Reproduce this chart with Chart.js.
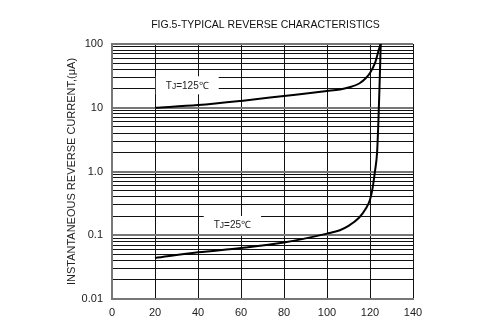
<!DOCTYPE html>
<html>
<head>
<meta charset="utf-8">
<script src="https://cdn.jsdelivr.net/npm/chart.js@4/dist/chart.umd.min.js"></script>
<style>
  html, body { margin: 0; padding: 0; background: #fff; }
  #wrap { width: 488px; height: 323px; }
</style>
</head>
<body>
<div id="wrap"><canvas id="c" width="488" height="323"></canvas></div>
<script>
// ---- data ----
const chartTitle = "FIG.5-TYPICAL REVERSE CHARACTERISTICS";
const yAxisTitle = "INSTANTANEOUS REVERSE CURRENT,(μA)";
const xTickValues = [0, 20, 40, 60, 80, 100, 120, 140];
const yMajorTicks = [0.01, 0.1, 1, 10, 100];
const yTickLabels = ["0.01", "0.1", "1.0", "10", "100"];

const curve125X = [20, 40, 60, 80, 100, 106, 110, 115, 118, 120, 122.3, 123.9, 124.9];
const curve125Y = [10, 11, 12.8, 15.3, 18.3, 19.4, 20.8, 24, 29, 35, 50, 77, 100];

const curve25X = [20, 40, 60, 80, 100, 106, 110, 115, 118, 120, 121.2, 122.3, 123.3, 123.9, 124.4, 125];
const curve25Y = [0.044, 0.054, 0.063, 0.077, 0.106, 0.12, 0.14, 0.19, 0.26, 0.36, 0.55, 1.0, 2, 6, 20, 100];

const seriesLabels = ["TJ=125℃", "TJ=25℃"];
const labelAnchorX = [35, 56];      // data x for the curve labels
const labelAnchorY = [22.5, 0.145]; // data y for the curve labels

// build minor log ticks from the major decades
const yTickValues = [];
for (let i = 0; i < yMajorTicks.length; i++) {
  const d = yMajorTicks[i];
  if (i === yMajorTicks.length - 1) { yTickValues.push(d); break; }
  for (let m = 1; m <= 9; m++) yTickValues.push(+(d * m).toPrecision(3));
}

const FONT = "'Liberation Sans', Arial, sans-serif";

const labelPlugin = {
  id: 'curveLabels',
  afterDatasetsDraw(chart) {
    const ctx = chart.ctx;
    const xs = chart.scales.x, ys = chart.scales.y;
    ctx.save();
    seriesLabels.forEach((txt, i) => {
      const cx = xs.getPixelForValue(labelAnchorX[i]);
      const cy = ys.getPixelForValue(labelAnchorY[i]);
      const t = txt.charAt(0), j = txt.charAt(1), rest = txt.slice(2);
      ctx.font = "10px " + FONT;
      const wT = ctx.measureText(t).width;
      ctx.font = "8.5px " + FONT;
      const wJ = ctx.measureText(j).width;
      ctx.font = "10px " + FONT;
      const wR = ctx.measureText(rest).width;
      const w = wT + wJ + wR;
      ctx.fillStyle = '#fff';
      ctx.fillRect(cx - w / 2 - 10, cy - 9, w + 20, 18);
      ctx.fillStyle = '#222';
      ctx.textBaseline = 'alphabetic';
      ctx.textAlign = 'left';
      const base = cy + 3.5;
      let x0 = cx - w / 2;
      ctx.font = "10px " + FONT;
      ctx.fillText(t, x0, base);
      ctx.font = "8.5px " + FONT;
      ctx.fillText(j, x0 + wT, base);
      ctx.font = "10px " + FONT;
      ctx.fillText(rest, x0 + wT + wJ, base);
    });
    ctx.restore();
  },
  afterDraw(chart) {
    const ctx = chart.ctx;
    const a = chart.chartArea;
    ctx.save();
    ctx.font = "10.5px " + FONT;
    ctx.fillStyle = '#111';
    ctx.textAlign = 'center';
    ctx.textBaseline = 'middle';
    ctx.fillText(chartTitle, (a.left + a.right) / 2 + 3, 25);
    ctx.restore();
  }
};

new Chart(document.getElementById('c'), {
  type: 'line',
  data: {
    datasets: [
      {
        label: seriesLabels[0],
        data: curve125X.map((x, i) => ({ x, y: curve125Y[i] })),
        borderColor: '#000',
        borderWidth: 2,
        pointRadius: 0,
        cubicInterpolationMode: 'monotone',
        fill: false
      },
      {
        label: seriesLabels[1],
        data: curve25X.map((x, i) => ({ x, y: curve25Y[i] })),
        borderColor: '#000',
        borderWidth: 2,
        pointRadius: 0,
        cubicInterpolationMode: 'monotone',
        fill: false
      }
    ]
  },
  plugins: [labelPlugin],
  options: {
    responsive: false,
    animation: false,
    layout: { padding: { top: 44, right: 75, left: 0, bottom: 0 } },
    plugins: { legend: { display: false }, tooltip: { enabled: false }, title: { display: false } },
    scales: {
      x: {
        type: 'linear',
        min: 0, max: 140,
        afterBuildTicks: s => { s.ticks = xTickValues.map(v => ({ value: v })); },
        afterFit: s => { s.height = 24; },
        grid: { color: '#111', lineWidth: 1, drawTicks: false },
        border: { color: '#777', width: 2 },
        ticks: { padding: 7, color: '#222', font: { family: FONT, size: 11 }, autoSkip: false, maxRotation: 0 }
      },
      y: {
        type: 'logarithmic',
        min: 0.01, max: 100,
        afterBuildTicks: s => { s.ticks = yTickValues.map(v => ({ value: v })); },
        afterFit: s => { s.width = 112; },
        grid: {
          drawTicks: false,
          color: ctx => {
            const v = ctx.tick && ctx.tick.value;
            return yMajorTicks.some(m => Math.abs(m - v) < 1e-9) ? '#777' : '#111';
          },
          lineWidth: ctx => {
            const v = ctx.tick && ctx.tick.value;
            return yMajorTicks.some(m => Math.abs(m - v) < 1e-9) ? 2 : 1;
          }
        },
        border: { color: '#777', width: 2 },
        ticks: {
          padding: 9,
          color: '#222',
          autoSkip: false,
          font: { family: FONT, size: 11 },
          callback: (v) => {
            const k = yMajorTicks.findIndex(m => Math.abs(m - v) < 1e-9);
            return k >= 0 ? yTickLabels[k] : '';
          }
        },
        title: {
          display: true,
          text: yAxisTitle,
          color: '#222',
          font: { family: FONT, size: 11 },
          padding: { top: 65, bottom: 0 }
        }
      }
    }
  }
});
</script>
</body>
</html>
===
**What you have to do**
Starting at the first line of the material, output exactly the lines up to and including the one with "50, 77, 100];". Do not include the pictures.

**Answer below**
Reproduce this chart with Chart.js.
<!DOCTYPE html>
<html>
<head>
<meta charset="utf-8">
<script src="https://cdn.jsdelivr.net/npm/chart.js@4/dist/chart.umd.min.js"></script>
<style>
  html, body { margin: 0; padding: 0; background: #fff; }
  #wrap { width: 488px; height: 323px; }
</style>
</head>
<body>
<div id="wrap"><canvas id="c" width="488" height="323"></canvas></div>
<script>
// ---- data ----
const chartTitle = "FIG.5-TYPICAL REVERSE CHARACTERISTICS";
const yAxisTitle = "INSTANTANEOUS REVERSE CURRENT,(μA)";
const xTickValues = [0, 20, 40, 60, 80, 100, 120, 140];
const yMajorTicks = [0.01, 0.1, 1, 10, 100];
const yTickLabels = ["0.01", "0.1", "1.0", "10", "100"];

const curve125X = [20, 40, 60, 80, 100, 106, 110, 115, 118, 120, 122.3, 123.9, 124.9];
const curve125Y = [10, 11, 12.8, 15.3, 18.3, 19.4, 20.8, 24, 29, 35, 50, 77, 100];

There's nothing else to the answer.